The blending tower was designed to combine the raw materials for all of the company’s products and allow for future additions. “The blending tower was designed to produce everything we produce now and anything that we may think of in the future,” Greko said. “If we decide to expand and add new products, we have the capability to make those as well.”
Greko noted that the line was also designed to minimize the impact on the environment. “We’re monitoring 10,000 data points constantly across the line so that we can increase efficiency, reduce energy consumption and at the same time minimize waste,” he said. “It also decreases startup time and shutdown time, which are both waste factors in a production line.”
Any trim or unused PVC is either recycled for use on the bottom ply of PVC or used in vinyl flooring.
A Broad Range of Offerings
According to Stassi, entering the PVC market was a natural progression for the company. “Our contractors asked us to do this,” Stassi noted. “There were a lot of folks out there that just said, ‘You guys need to get into the PVC business.’ And we’ve had a lot of success right out of the gate, not only with the contractor community wanting to buy the material from us, but also our relationships at the owner, specification and consultant and architectural end, where folks have confidence in us and our ability to get the right system to them for the right geography when it comes to thermoplastic membranes.”
A broad offering of products and systems is an integral part of the company’s strategy, noted Stassi. “It’s a huge plus for us,” he said. “With a portfolio including PVC, EPDM and TPO, we can approach the market with more of an unbiased approach. We’re not selling one membrane. I think the roofing community depends on us to look at it from an unbiased standpoint to determine what the best roof is for any particular situation.”
Greko stressed the number of options available in the PVC line alone. “Our product offering is probably the broadest product offering of any PVC manufacturer out there, so the customer can make decisions and not be narrowed in the choices,” Greko said. “We offer different colors. We offer different sizes. We have lines of bare-back membranes and fleece-back membranes, and we do that both in the PVC line and the KEE line. A broad range of accessories makes the contractor’s application a lot easier.”
Tapping Into the Contractor Community
Stassi and Greko emphasized Carlisle’s effort to keep the lines of communication open with contractors through a variety of methods, including trade publications, trade shows like the IRE, the company’s sales reps and its distributor partners. Carlisle also hosts a contractor council several times a year. The company provides educational sessions and gathers feedback. “We listen to the voice of the customer,” Stassi said. “They have a lot of impact on the direction we are going. We like to hear from the folks who are utilizing our products.”
Stassi noted that contractor feedback led to changes in packaging, for example, including reducing the number of rolls per pallet.
Contractors also suggested several additions to the accessory lines for PVC, TPO and EPDM products. “Our accessory line is what it is today based on feedback from the contractor community,” Stassi said. “Our basic premise is if the contractor can draw it, we’ll make it for him.”
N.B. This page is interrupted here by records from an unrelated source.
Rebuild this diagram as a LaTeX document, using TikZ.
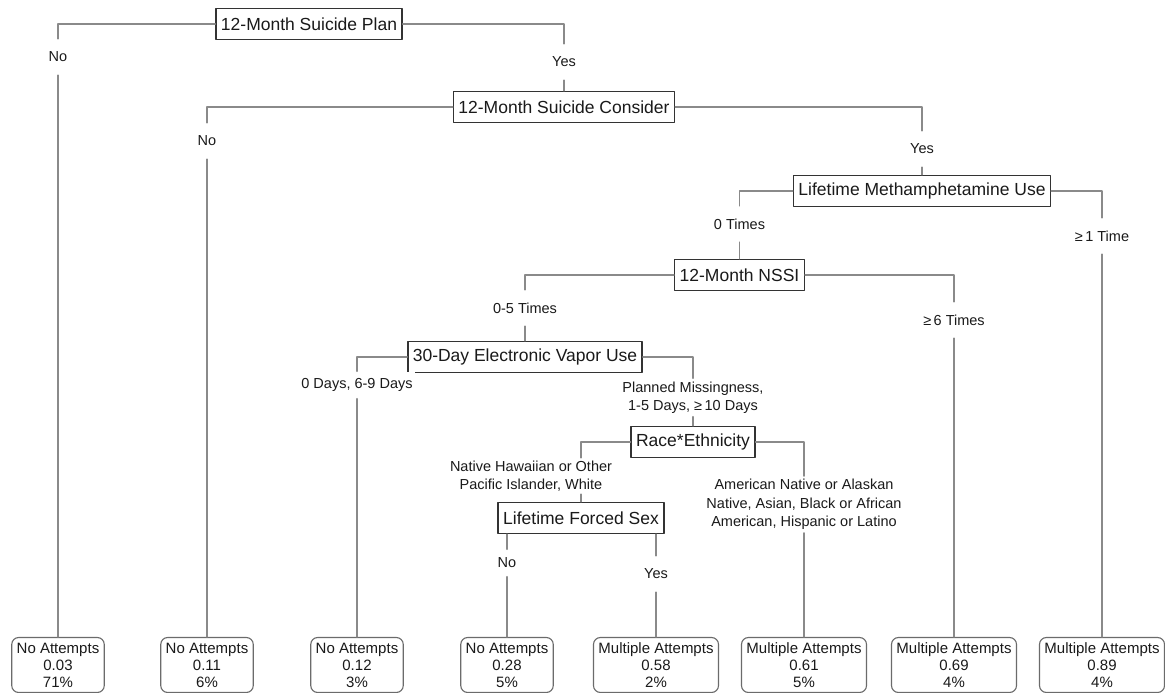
\documentclass[tikz,border=0pt]{standalone}
\usepackage{fontspec}
\setmainfont{Liberation Sans}
\usepackage{tikz}
\definecolor{linegray}{HTML}{8A8A8A}
\definecolor{boxedge}{HTML}{333333}
\definecolor{leafedge}{HTML}{6B6B6B}
\definecolor{ink}{HTML}{1A1A1A}
\tikzset{
    every picture/.style={line cap=round,line join=round},
    splitnode/.style={draw=boxedge,fill=white,line width=1.4pt,
      minimum height=31pt,inner xsep=5pt,inner ysep=2pt,
      text=ink,font=\fontsize{17.5}{21}\selectfont},
    leafnode/.style={draw=leafedge,fill=white,line width=1.1pt,rounded corners=7pt,
      minimum height=55pt,inner xsep=5pt,inner ysep=2pt,
      text=ink,align=center,font=\fontsize{15}{17}\selectfont},
    branchline/.style={draw=linegray,line width=1.5pt},
    branchlabel/.style={fill=white,inner xsep=2pt,inner ysep=0pt,minimum height=36pt,
      text=ink,align=center,font=\fontsize{14.5}{18.5}\selectfont}
}

\begin{document}
\begin{tikzpicture}[x=1pt,y=-1pt]
  \path[use as bounding box] (0,0) rectangle (1165,693);
  % splitting questions
  \node[splitnode] (plan) at (309,24) {12-Month Suicide Plan};
  \node[splitnode] (consider) at (564,107) {12-Month Suicide Consider};
  \node[splitnode] (meth) at (922,191) {Lifetime Methamphetamine Use};
  \node[splitnode] (nssi) at (739.5,275) {12-Month NSSI};
  \node[splitnode] (vapor) at (525,357) {30-Day Electronic Vapor Use};
  \node[splitnode] (race) at (693,442) {Race*Ethnicity};
  \node[splitnode] (forced) at (581,518) {Lifetime Forced Sex};
  % terminal groups
  \node[leafnode] (leafA) at (58,665) {No Attempts\\0.03\\71\%};
  \node[leafnode] (leafB) at (207,665) {No Attempts\\0.11\\6\%};
  \node[leafnode] (leafC) at (357,665) {No Attempts\\0.12\\3\%};
  \node[leafnode] (leafD) at (507,665) {No Attempts\\0.28\\5\%};
  \node[leafnode] (leafE) at (656,665) {Multiple Attempts\\0.58\\2\%};
  \node[leafnode] (leafF) at (804,665) {Multiple Attempts\\0.61\\5\%};
  \node[leafnode] (leafG) at (954,665) {Multiple Attempts\\0.69\\4\%};
  \node[leafnode] (leafH) at (1102,665) {Multiple Attempts\\0.89\\4\%};
  % answers on the branches
  \node[branchlabel] (noPlan) at (58,57) {No};
  \node[branchlabel] (yesPlan) at (564,62) {Yes};
  \node[branchlabel] (noConsider) at (207,141) {No};
  \node[branchlabel] (yesConsider) at (922,149) {Yes};
  \node[branchlabel] (zeroMeth) at (739.5,224) {0 Times};
  \node[branchlabel] (someMeth) at (1102,236) {≥\,1 Time};
  \node[branchlabel] (lowNssi) at (525,308) {0-5 Times};
  \node[branchlabel] (highNssi) at (954,320) {≥\,6 Times};
  \node[branchlabel,minimum height=27pt] (lowVapor) at (357,385) {0 Days, 6-9 Days};
  \node[branchlabel,inner ysep=3pt] (highVapor) at (693,397.5)
    {Planned Missingness,\\1-5 Days, ≥\,10 Days};
  \node[branchlabel,inner ysep=1pt] (nhRace) at (531,476)
    {Native Hawaiian or Other\\Pacific Islander, White};
  \node[branchlabel,inner ysep=3pt] (otherRace) at (804,504.5)
    {American Native or Alaskan\\Native, Asian, Black or African\\American, Hispanic or Latino};
  \node[branchlabel,minimum height=27pt] (noForced) at (507,563) {No};
  \node[branchlabel] (yesForced) at (656,574) {Yes};
  % connectors
  \draw[branchline] (plan.west) -| (noPlan.north);
  \draw[branchline] (noPlan.south) -- (leafA.north);
  \draw[branchline] (plan.east) -| (yesPlan.north);
  \draw[branchline] (yesPlan.south) -- (consider.north);
  \draw[branchline] (consider.west) -| (noConsider.north);
  \draw[branchline] (noConsider.south) -- (leafB.north);
  \draw[branchline] (consider.east) -| (yesConsider.north);
  \draw[branchline] (yesConsider.south) -- (meth.north);
  \draw[branchline] (meth.west) -| (zeroMeth.north);
  \draw[branchline] (zeroMeth.south) -- (nssi.north);
  \draw[branchline] (meth.east) -| (someMeth.north);
  \draw[branchline] (someMeth.south) -- (leafH.north);
  \draw[branchline] (nssi.west) -| (lowNssi.north);
  \draw[branchline] (lowNssi.south) -- (vapor.north);
  \draw[branchline] (nssi.east) -| (highNssi.north);
  \draw[branchline] (highNssi.south) -- (leafG.north);
  \draw[branchline] (vapor.west) -| (lowVapor.north);
  \draw[branchline] (lowVapor.south) -- (leafC.north);
  \draw[branchline] (vapor.east) -| (highVapor.north);
  \draw[branchline] (highVapor.south) -- (race.north);
  \draw[branchline] (race.west) -| (nhRace.north -| forced.north);
  \draw[branchline] (nhRace.south -| forced.north) -- (forced.north);
  \draw[branchline] (race.east) -| (otherRace.north);
  \draw[branchline] (otherRace.south) -- (leafF.north);
  \draw[branchline] (forced.south -| noForced) -- (noForced.north);
  \draw[branchline] (noForced.south) -- (leafD.north);
  \draw[branchline] (forced.south -| yesForced) -- (yesForced.north);
  \draw[branchline] (yesForced.south) -- (leafE.north);
\end{tikzpicture}
\end{document}
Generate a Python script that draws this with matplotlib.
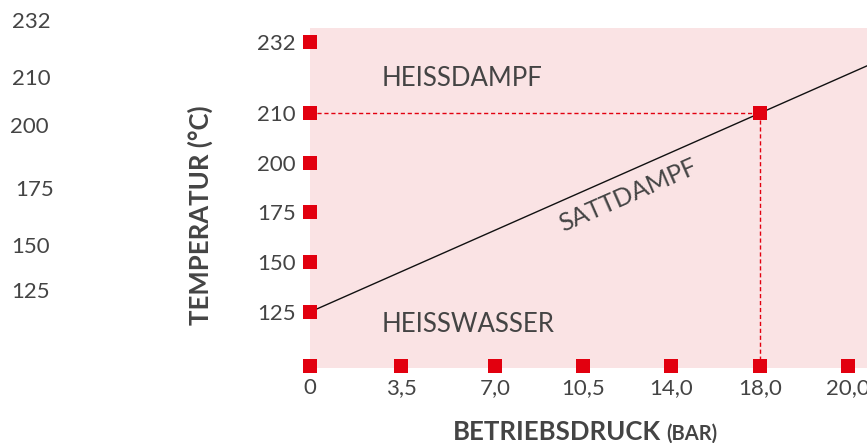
import matplotlib.pyplot as plt
import numpy as np

plt.rcParams['font.family'] = ['Lato', 'DejaVu Sans']

# data
pressure_labels = ["0", "3,5", "7,0", "10,5", "14,0", "18,0", "20,0"]
temp_labels = ["125", "150", "175", "200", "210", "232"]
stray_labels = ["232", "210", "200", "175", "150", "125"]
op_pressure = "18,0"
op_temp = "210"
line_start = ("0", "125")

# layout (axis positions of the categorical ticks, in grid units)
x_pos = np.array([0, 1.02, 2.06, 3.04, 4.03, 5.02, 6.0])
y_pos = [1.08, 2.08, 3.08, 4.06, 5.06, 6.48]
xmax = (867 - 310) / 89.7
ymin, ymax = -0.04, (366 - 28) / 50

pink = '#fae3e4'
red = '#e2000f'
grey = '#444444'

W, H = 867, 443
fig = plt.figure(figsize=(W / 100, H / 100), dpi=100)
ax = fig.add_axes([310 / W, (H - 368) / H, (W - 310) / W, (368 - 28) / H])
ax.set_facecolor(pink)
ax.set_xlim(0, xmax)
ax.set_ylim(ymin, ymax)
for s in ax.spines.values():
    s.set_visible(False)

ax.set_xticks(x_pos, pressure_labels, fontsize=16, color=grey)
ax.set_yticks(y_pos, temp_labels, fontsize=16, color=grey)
ax.tick_params(axis='x', length=0, pad=7)
ax.tick_params(axis='y', length=0, pad=10)

# square markers along both axes
ax.scatter(x_pos, np.zeros(len(x_pos)), marker='s', s=100, color=red,
           clip_on=False, zorder=5, linewidths=0)
ax.scatter(np.zeros(len(y_pos)), y_pos, marker='s', s=100, color=red,
           clip_on=False, zorder=5, linewidths=0)

# operating point
px = x_pos[pressure_labels.index(op_pressure)]
py = y_pos[temp_labels.index(op_temp)]
ax.plot([0, px], [py, py], color=red, lw=1, ls=(0, (3, 2)), zorder=3)
ax.plot([px, px], [py, ymin], color=red, lw=1, ls=(0, (3, 2)), zorder=3)
ax.scatter([px], [py], marker='s', s=100, color=red, zorder=6, linewidths=0)

# saturation line through start and operating point
x0 = x_pos[pressure_labels.index(line_start[0])]
y0 = y_pos[temp_labels.index(line_start[1])]
slope = (py - y0) / (px - x0)
xs = np.array([x0, xmax])
ax.plot(xs, y0 + slope * (xs - x0), color='#111111', lw=1, zorder=4)

ax.text(0.8, 5.74, "HEISSDAMPF", fontsize=18.5, color=grey, va='center', ha='left')
ax.text(0.8, 0.83, "HEISSWASSER", fontsize=18.5, color=grey, va='center', ha='left')
ax.text(3.54, 3.42, "SATTDAMPF", fontsize=18, color=grey, va='center', ha='center',
        rotation=23.7, rotation_mode='anchor')

fig.text(200 / W, 1 - 215 / H, "TEMPERATUR (°C)", rotation=90, fontsize=18.5,
         fontweight='bold', color=grey, ha='center', va='center')
fig.text(453 / W, 1 - 440 / H, "BETRIEBSDRUCK", fontsize=18.5,
         fontweight='bold', color=grey, ha='left', va='baseline')
fig.text(666 / W, 1 - 440 / H, "(BAR)", fontsize=14.5, fontweight='bold',
         color=grey, ha='left', va='baseline')

stray_y = [22, 79, 127, 190, 247, 292]
stray_x = [31, 31, 29, 35, 31, 31]
for lab, sx, sy in zip(stray_labels, stray_x, stray_y):
    fig.text(sx / W, 1 - sy / H, lab, fontsize=16, color=grey,
             ha='center', va='center')

fig.savefig('out.png', dpi=100)
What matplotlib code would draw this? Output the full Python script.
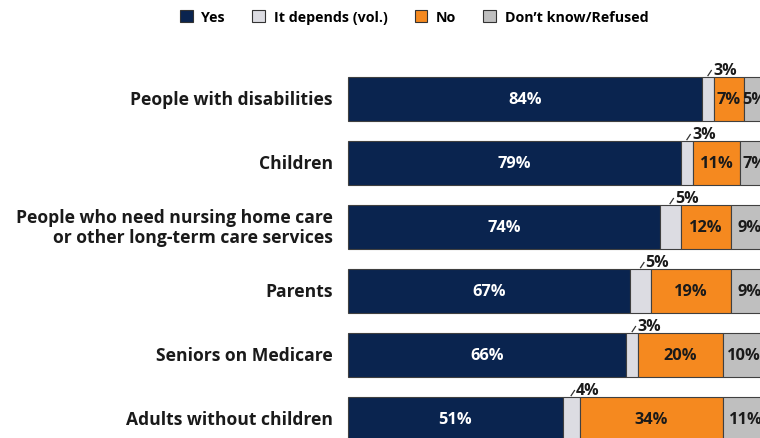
import matplotlib.pyplot as plt
from matplotlib.patches import Patch
import numpy as np

plt.rcParams['font.family'] = ['Open Sans', 'DejaVu Sans']

groups = ["People with disabilities", "Children",
          "People who need nursing home care\nor other long-term care services",
          "Parents", "Seniors on Medicare", "Adults without children"]
yes = [84, 79, 74, 67, 66, 51]
depends = [3, 3, 5, 5, 3, 4]
no = [7, 11, 12, 19, 20, 34]
dk = [5, 7, 9, 9, 10, 11]

names = ["Yes", "It depends (vol.)", "No", "Don\u2019t know/Refused"]
colors = ["#0a244f", "#dcdce2", "#f5891f", "#bfbfbf"]

fig = plt.figure(figsize=(7.6, 4.39), dpi=100)
# axes runs a little past the right and bottom edges, like the exported slide
ax = fig.add_axes([348 / 760, (439 - 452) / 439, 421 / 760, 384 / 439])
ax.set_xlim(0, 100)
ax.set_ylim(5.5, -0.5)
ax.axis('off')

h = 0.69
y = np.arange(len(groups))
left = np.zeros(len(groups))
series = [yes, depends, no, dk]
for i, vals in enumerate(series):
    vals = np.array(vals, dtype=float)
    ax.barh(y, vals, left=left, height=h, color=colors[i],
            edgecolor='#404040', linewidth=0.8, clip_on=False)
    for j, v in enumerate(vals):
        cx = left[j] + v / 2
        if i == 1:
            # small callout above the thin "it depends" slice
            top = y[j] - h / 2
            ax.plot([cx, cx + 0.8], [top - 0.02, top - 0.1], color='#333333',
                    lw=0.9, clip_on=False)
            ax.text(cx + 1.2, top + 0.01, f"{int(v)}%", ha='left', va='bottom',
                    fontsize=11.5, fontweight='bold', color='#1a1a1a',
                    clip_on=False)
        else:
            ax.text(cx, y[j], f"{int(v)}%", ha='center', va='center',
                    fontsize=11.8, fontweight='bold',
                    color='white' if i == 0 else '#1a1a1a', clip_on=False)
    left += vals

for j, g in enumerate(groups):
    ax.text(-3.6, y[j], g, ha='right', va='center', fontsize=12.6,
            fontweight='bold', color='#1a1a1a', linespacing=1.15)

handles = [Patch(facecolor=c, edgecolor='#333333', linewidth=0.8) for c in colors]
leg = fig.legend(handles, names, loc='center', bbox_to_anchor=(0.545, 1 - 18 / 439),
                 ncol=4, frameon=False, handlelength=0.9, handleheight=0.9,
                 columnspacing=1.9, handletextpad=0.6,
                 prop={'weight': 'bold', 'size': 10.3})

fig.savefig("out.png", dpi=100)
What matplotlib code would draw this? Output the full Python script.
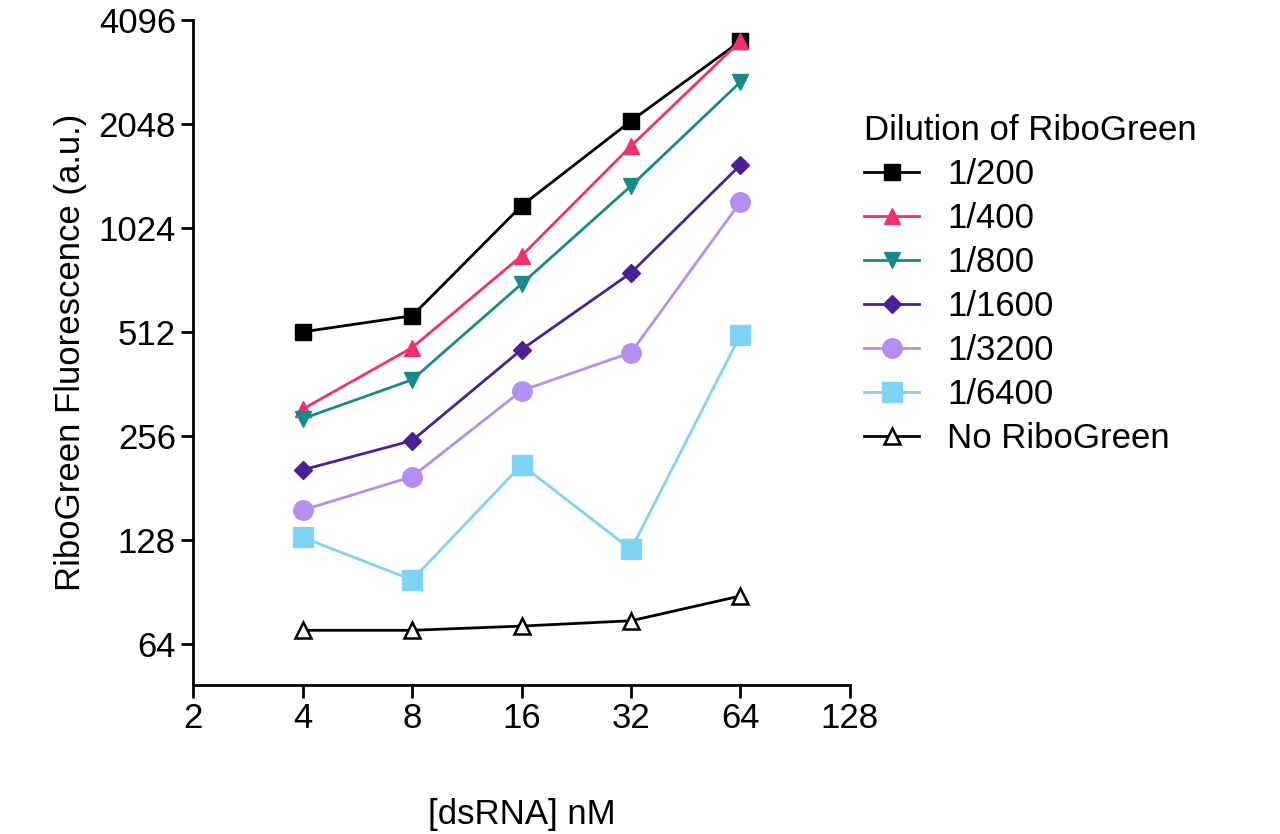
import matplotlib
matplotlib.use("Agg")
import matplotlib.pyplot as plt

plt.rcParams['font.family'] = ['Liberation Sans', 'DejaVu Sans']

x = [4, 8, 16, 32, 64]
d200 = [512, 570, 1187, 2089, 3560]
d400 = [306, 461, 850, 1768, 3560]
d800 = [287, 372, 705, 1355, 2710]
d1600 = [204, 248, 455, 759, 1559]
d3200 = [156, 195, 346, 446, 1218]
d6400 = [130, 98, 211, 120, 502]
none = [70, 70, 72, 74.6, 88]

fig = plt.figure(figsize=(12.8, 8.34), dpi=100)
ax = fig.add_axes([0.151, 0.179, 0.513, 0.797])

ax.plot(x, d200, '-s', color='black', ms=12, lw=2, label='1/200')
ax.plot(x, d400, '-^', color='#f2306f', ms=12, lw=2, label='1/400')
ax.plot(x, d800, '-v', color='#178a8a', ms=12, lw=2, label='1/800')
ax.plot(x, d1600, '-D', color='#4b2096', ms=9, lw=2, label='1/1600')
ax.plot(x, d3200, '-o', color='#b48ef0', ms=14, lw=2, label='1/3200')
ax.plot(x, d6400, '-s', color='#7fd3f5', ms=14, lw=2, label='1/6400')
ax.plot(x, none, '-^', color='black', mfc='white', mew=1.8, ms=12, lw=2, label='No RiboGreen')

ax.set_xscale('log', base=2)
ax.set_yscale('log', base=2)
ax.set_xlim(2, 128)
ax.set_ylim(48.7, 4096)
ax.set_xticks([2, 4, 8, 16, 32, 64, 128])
ax.set_xticklabels(['2', '4', '8', '16', '32', '64', '128'])
ax.set_yticks([64, 128, 256, 512, 1024, 2048, 4096])
ax.set_yticklabels(['64', '128', '256', '512', '1024', '2048', '4096'])
ax.minorticks_off()
for s in ['top', 'right']:
    ax.spines[s].set_visible(False)
for s in ['left', 'bottom']:
    ax.spines[s].set_linewidth(2)
ax.tick_params(labelsize=25, width=2, length=9)
ax.set_xlabel('[dsRNA] nM', fontsize=25, labelpad=45)
ax.set_ylabel('RiboGreen Fluorescence (a.u.)', fontsize=25, labelpad=8)

leg = ax.legend(title='Dilution of RiboGreen', loc='upper left', bbox_to_anchor=(1.0, 0.88),
                frameon=False, fontsize=25, title_fontsize=25, handlelength=1.6,
                labelspacing=0.32, borderaxespad=0)
leg._legend_box.align = 'left'

fig.savefig('out.png', dpi=100)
The company’s overriding goal is to help contractors provide the perfect roof for any situation, according to Stassi. “We can help them develop the system that meets the needs of their customers,” he said. “From an energy standpoint, we can show them why it works and how the system works together, depending on the insulation, the color of the membrane and the application at their particular facility.”
Everything works best when ideas flow both ways, noted Greko. “Contractors are our ultimate customer,” he said. “We have to learn from them and reach out to them as much as we can to learn what we need to do.”